Blood
Bloody fucking failure !
Blood, c’est l’histoire d’une certaine Miyako Rozmberk. Non contente d’être tombée dans un baril de consonnes étant petites, cette aristo superbe est aussi un vampire, qui s’est autrefois offert un compagnon d’éternité en la personne d’Ukyo Kuronuma, sabreur qui lui était venu en aide alors que Tôkyô s’appelait encore Edo. Blood, c’est aussi l’histoire de Hoshino, détective rangé aux Cold Cases nippones, qui fait bien chaude figure face à son homologue américano-télévisuelle : Lily Rush et son anémie blafarde, érotisme contradictoire d’anorexie et de blancheur de peau. Parce que des deux, c’est pourtant lui le vampire ; converti par la belle Miyako au cours d’une enquête sur un meurtre en passe de tomber sous le coup du délai légal de prescription. Une jeune nurse drainée de son sang quatorze ans auparavant dans l’ancienne demeure de Dame Rozmberk, dont l’assassin serait Ukyo, qu’Hoshino surprend en plein festin vampirique avant de se faire battre comme plâtre et d’être sauvé par le sang de Miyako...
Huh. Aux commandes de Shinobi, Ten Shimoyama avait réussi à mes yeux, à trouver un équilibre pertinent entre l’immobilisme et le mouvement, à marier le contemplatif soigné au spectacle vidéoludique rapide. Comment expliquer du coup, l’improbable débâcle de Blood, téléfilm pénible et moche, qui plombe une trop implicite histoire d’amour et de destins croisés à la force de son inertie narrative, somme sans intérêt de raccourcis improbables ? Comment exprimer l’ennui qui nous saisit à chaque instant du film, même face à la sublime nudité de Dame Sugimoto ?
Blood est un film de papier glacé, obsédé par la symétrie et les aplats de couleurs haute définition. Artificiel à l’extrême, il maltraite le mythe des vampires – qui, ici, sont bardés de maquillage chaleureux et se promènent en plein jour – et l’érotisme qui, de tout temps, lui a été associé. Shimoyama lisse chacun de ses visuels à coups de numérique propret, déploie une palette de couleurs qui détruit les détails, jaunit ses protagonistes et oblitère la moindre texture. D’incroyablement humaine, presque palpable devant la caméra de Takashi Ishii, Aya Sugimoto se retrouve réduite à la somme de ses formes, certes délicieuses, mais simplement figurative. A aucun moment le réalisateur n’essaye-t-il de saisir ce que l’actrice, fantasme exacerbé, avait su abandonner aux deux opus de Hana to Hebi : alors victime forcenée, capable de détruire la masculinité de tout un chacun à la force de l’appropriation des abus sexuels qui lui étaient infligés, elle devient dans Blood une amazone centerfold, plus offerte aux autres qu’à son propre plaisir.... Un comble pour une vampire surannée qui s’octroie les compagnons de son choix pour une éternité plus ou moins longue, les chevauche sans cesse de sa superbe !

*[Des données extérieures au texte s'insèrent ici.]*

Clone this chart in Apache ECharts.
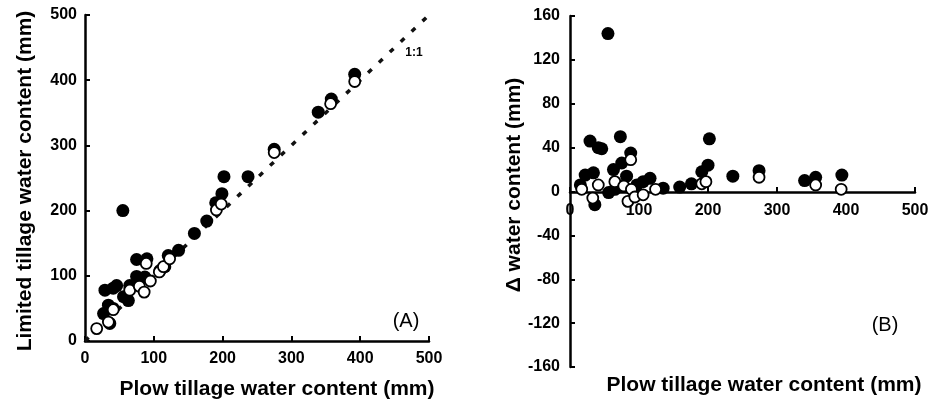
<!DOCTYPE html>
<html><head><meta charset="utf-8">
<script src="https://cdn.jsdelivr.net/npm/echarts@6/dist/echarts.min.js"></script>
<style>html,body{margin:0;padding:0;background:#fff}#c{width:936px;height:403px}</style>
</head><body><div id="c"></div>
<script>
// Panel A: plow tillage (x) vs limited tillage (y)
const aFilled = [[55,200],[202,252],[237,252],[199,226],[190,212],[177,184],[159,165],[136,139],[121,131],[275,294],[339,351],[358,371],[392,409],[75,125],[90,126],[29,78],[41,81],[46,85],[75,99],[65,85],[56,68],[63,62],[41,50],[34,55],[27,42],[36,27],[87,98],[109,108],[116,114]];
const aOpen = [[17,19],[34,29],[41,48],[65,78],[79,84],[86,75],[89,119],[95,92],[108,106],[114,114],[123,126],[191,201],[198,210],[275,289],[357,364],[392,398]];
// Panel B: plow tillage (x) vs delta water content (y)
const bFilled = [[55,144],[29,46],[41,40],[46,39],[73,50],[88,35],[75,26],[63,20],[22,15],[34,17],[15,6],[202,48],[200,24],[191,18],[236,14],[274,19],[340,10],[356,13],[394,15],[159,4],[176,7],[135,3],[116,12],[106,9],[36,-12],[56,-1],[82,14],[65,2],[97,6]];
const bOpen = [[17,2],[33,-6],[41,6],[65,9],[78,5],[88,29],[84,-9],[89,2],[94,-5],[106,-3],[124,2],[191,7],[197,9],[274,13],[356,6],[393,2]];
const oneToOne = [[0,0],[500,500]];
const xRange = [0,500,100];   // min, max, interval for both x axes
const yRangeA = [0,500,100];
const yRangeB = [-160,160,40];

const chart = echarts.init(document.getElementById('c'), null, {renderer:'canvas'});
const font = 'Liberation Sans, Arial, sans-serif';
const line = {show:true,onZero:false,lineStyle:{color:'#000',width:2.5}};
const tick = {show:true,inside:true,length:5,lineStyle:{color:'#000',width:2}};
const lab = (m)=>({show:true,color:'#000',fontWeight:'bold',fontSize:16,fontFamily:font,margin:m});
const ax = (gi,r,m)=>({gridIndex:gi,type:'value',min:r[0],max:r[1],interval:r[2],
  axisLine:line,axisTick:tick,axisLabel:lab(m),splitLine:{show:false}});
const dot = {color:'#000',borderColor:'#000',borderWidth:0,opacity:1};
const ring = {color:'#fff',borderColor:'#000',borderWidth:1.8,opacity:1};
chart.setOption({
  animation:false,
  grid:[
    {left:85,right:507,top:15,bottom:62},
    {left:570,right:21,top:16,bottom:36},
    {left:570,right:21,top:16,bottom:211}
  ],
  xAxis:[
    ax(0,xRange,10),
    Object.assign(ax(1,xRange,10),{show:false}),
    ax(2,xRange,11)
  ],
  yAxis:[
    ax(0,yRangeA,8),
    ax(1,yRangeB,10),
    {gridIndex:2,type:'value',min:0,max:1,show:false}
  ],
  series:[
    {type:'line',xAxisIndex:0,yAxisIndex:0,data:oneToOne,symbol:'none',silent:true,
     lineStyle:{color:'#111',width:3.5,type:[5,10]},z:1},
    {type:'scatter',xAxisIndex:0,yAxisIndex:0,data:aFilled,symbolSize:13,itemStyle:dot,z:2},
    {type:'scatter',xAxisIndex:0,yAxisIndex:0,data:aOpen,symbolSize:11,itemStyle:ring,z:3},
    {type:'scatter',xAxisIndex:1,yAxisIndex:1,data:bFilled,symbolSize:13,itemStyle:dot,z:2},
    {type:'scatter',xAxisIndex:1,yAxisIndex:1,data:bOpen,symbolSize:11,itemStyle:ring,z:3}
  ],
  graphic:[
    {type:'text',x:277,y:389,style:{text:'Plow tillage water content (mm)',font:'bold 21px '+font,fill:'#000',align:'center',verticalAlign:'middle'}},
    {type:'text',x:764,y:385,style:{text:'Plow tillage water content (mm)',font:'bold 21px '+font,fill:'#000',align:'center',verticalAlign:'middle'}},
    {type:'text',x:25,y:181,rotation:Math.PI/2,style:{text:'Limited tillage water content (mm)',font:'bold 21px '+font,fill:'#000',align:'center',verticalAlign:'middle'}},
    {type:'text',x:514,y:185,rotation:Math.PI/2,style:{text:'Δ water content (mm)',font:'bold 21px '+font,fill:'#000',align:'center',verticalAlign:'middle'}},
    {type:'text',x:414,y:53,style:{text:'1:1',font:'bold 12px '+font,fill:'#000',align:'center',verticalAlign:'middle'}},
    {type:'text',x:406,y:321,style:{text:'(A)',font:'20px '+font,fill:'#000',align:'center',verticalAlign:'middle'}},
    {type:'text',x:885,y:325,style:{text:'(B)',font:'20px '+font,fill:'#000',align:'center',verticalAlign:'middle'}}
  ]
});
</script></body></html>
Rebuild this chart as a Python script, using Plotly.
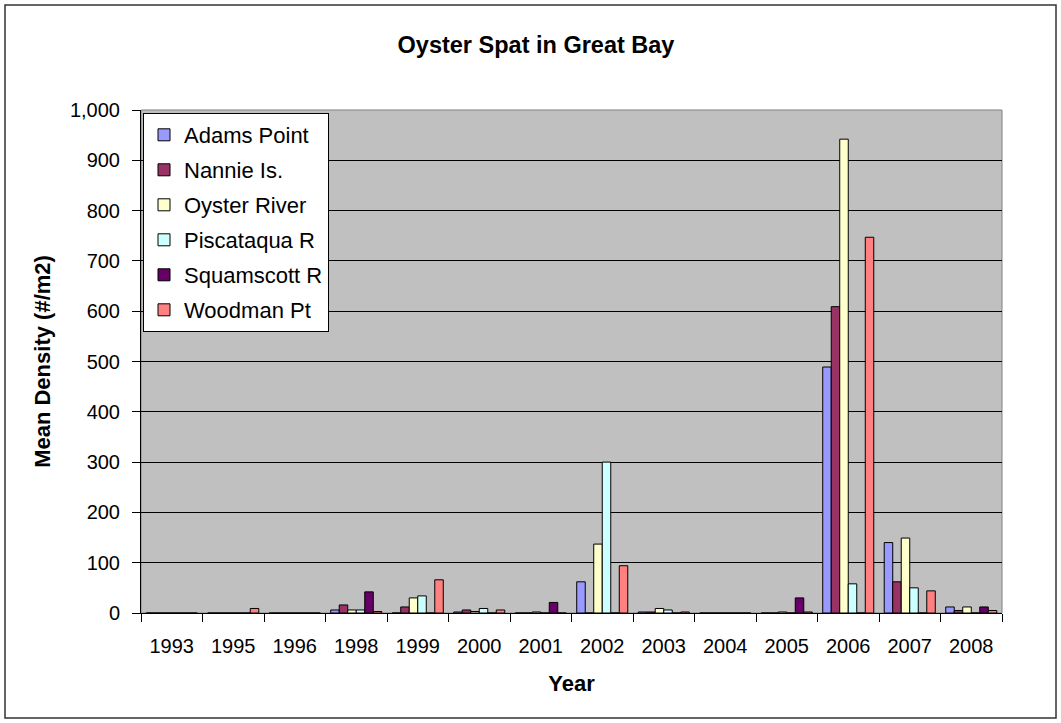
import plotly.graph_objects as go

# Survey years (category axis) and mean spat density per site (#/m2)
years = ["1993", "1995", "1996", "1998", "1999", "2000", "2001",
         "2002", "2003", "2004", "2005", "2006", "2007", "2008"]

adams_point = [0, 0, 0, 6, 0, 2, 0, 62, 2, 0, 0, 489, 140, 12]
nannie_is = [0, 0, 0, 16, 12, 6, 0, 0, 2, 0, 0, 609, 62, 5]
oyster_river = [0, 0, 0, 6, 30, 3, 2, 137, 9, 0, 2, 942, 149, 12]
piscataqua_r = [0, 0, 0, 6, 34, 9, 0, 300, 6, 0, 0, 58, 50, 0]
squamscott_r = [0, 0, 0, 42, 0, 0, 21, 0, 0, 0, 30, 0, 0, 12]
woodman_pt = [0, 9, 0, 3, 66, 6, 0, 94, 2, 0, 2, 747, 44, 5]

series = [
    ("Adams Point", adams_point, "#9999FF"),
    ("Nannie Is.", nannie_is, "#993366"),
    ("Oyster River", oyster_river, "#FFFFCC"),
    ("Piscataqua R", piscataqua_r, "#CCFFFF"),
    ("Squamscott R", squamscott_r, "#660066"),
    ("Woodman Pt", woodman_pt, "#FF8080"),
]

W, H = 1061, 723
ML, MR, MT, MB = 141, 59, 110, 110
PW, PH = W - ML - MR, H - MT - MB

FONT = "Arial, Liberation Sans, sans-serif"

fig = go.Figure()
for name, vals, color in series:
    fig.add_trace(go.Bar(
        name=name, x=years, y=vals,
        legendgroup=name,
        marker=dict(color=color, line=dict(color="black", width=1)),
    ))


def px_x(px):
    return (px - ML) / PW


def px_y(py):
    return (H - MB - py) / PH


fig.update_layout(
    width=W, height=H,
    margin=dict(l=ML, r=MR, t=MT, b=MB, pad=0),
    paper_bgcolor="white",
    plot_bgcolor="#C0C0C0",
    barmode="group",
    bargap=0.17,
    bargroupgap=0,
    font=dict(family=FONT, size=20, color="black"),
    title=dict(
        text="Oyster Spat in Great Bay",
        font=dict(family=FONT, size=23.5, color="black", weight="bold"),
        x=536 / W, xanchor="center",
        y=1 - 45 / H, yanchor="middle",
        xref="container", yref="container",
    ),
    legend=dict(
        x=px_x(143), y=px_y(113), xanchor="left", yanchor="top",
        bgcolor="white", bordercolor="black", borderwidth=1,
        font=dict(family=FONT, size=22, color="black"),
        tracegroupgap=3.4,
        traceorder="grouped",
    ),
    xaxis=dict(
        type="category",
        tickson="boundaries",
        ticks="outside", ticklen=8, tickcolor="black", tickwidth=1,
        showline=True, linecolor="black", linewidth=1,
        showgrid=False,
        ticklabelstandoff=15,
        tickfont=dict(family=FONT, size=20, color="black"),
        title=dict(text="Year", standoff=19,
                   font=dict(family=FONT, size=22, color="black", weight="bold")),
    ),
    yaxis=dict(
        range=[0, 1000], dtick=100, tickformat=",d",
        ticks="outside", ticklen=8, tickcolor="black", tickwidth=1,
        showline=True, linecolor="black", linewidth=1,
        showgrid=True, gridcolor="black", gridwidth=1,
        zeroline=False,
        ticklabelstandoff=8,
        tickfont=dict(family=FONT, size=20, color="black"),
        title=dict(text="Mean Density (#/m2)", standoff=13,
                   font=dict(family=FONT, size=22, color="black", weight="bold")),
    ),
    shapes=[
        # plot-area frame
        dict(type="rect", xref="paper", yref="paper", x0=0, x1=1, y0=0, y1=1,
             line=dict(color="#808080", width=1), layer="below"),
        # chart-area frame
        dict(type="rect", xref="paper", yref="paper",
             x0=px_x(5), x1=px_x(1056), y0=px_y(718), y1=px_y(5),
             line=dict(color="#333333", width=1.5)),
    ],
)

fig.write_html("out.html")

A l’image de cette féminité réductrice, Blood ne développe rien, n’attire jamais l’œil ni n’émoustille – bien qu’il se targue d’une classification adulte largement usurpée. Shimoyama se contente de juxtaposer discussions plates, combats minimalistes et accouplements destinés à la TNT, délaisse les fluides et les zones d’ombres, supprime les noirs d’un univers pourtant né de l’obscurité. Ses acteurs ne sont pas dirigés, tout juste unidimensionnels, l’écriture est stupide et surtout, j’insiste, l’image est affreuse, caricature d’un cinéma HD sans le moindre grain. Heureusement, le film est court ; ce qui permet de réduire, un tout petit peu, l’affront fait à Aya Sugimoto : car même face à ses incroyables attributs, je n’ai pu m’empêcher, tout au long de Blood, de consulter ma montre pour connaître l’échéance du supplice. Quasi homonyme phonétique, Bored aurait été un titre plus approprié pour ce qu’il convient d’appeler, d’un terme très « webcritique » dont vous me pardonnerez l’emploi - une fois n’est pas coutume -, une véritable purge cinématographique.
Déception dantesque, Blood est disponible en DVD au Japon, sans sous-titres, ainsi qu’en VCD et DVD HK sous-titré anglais.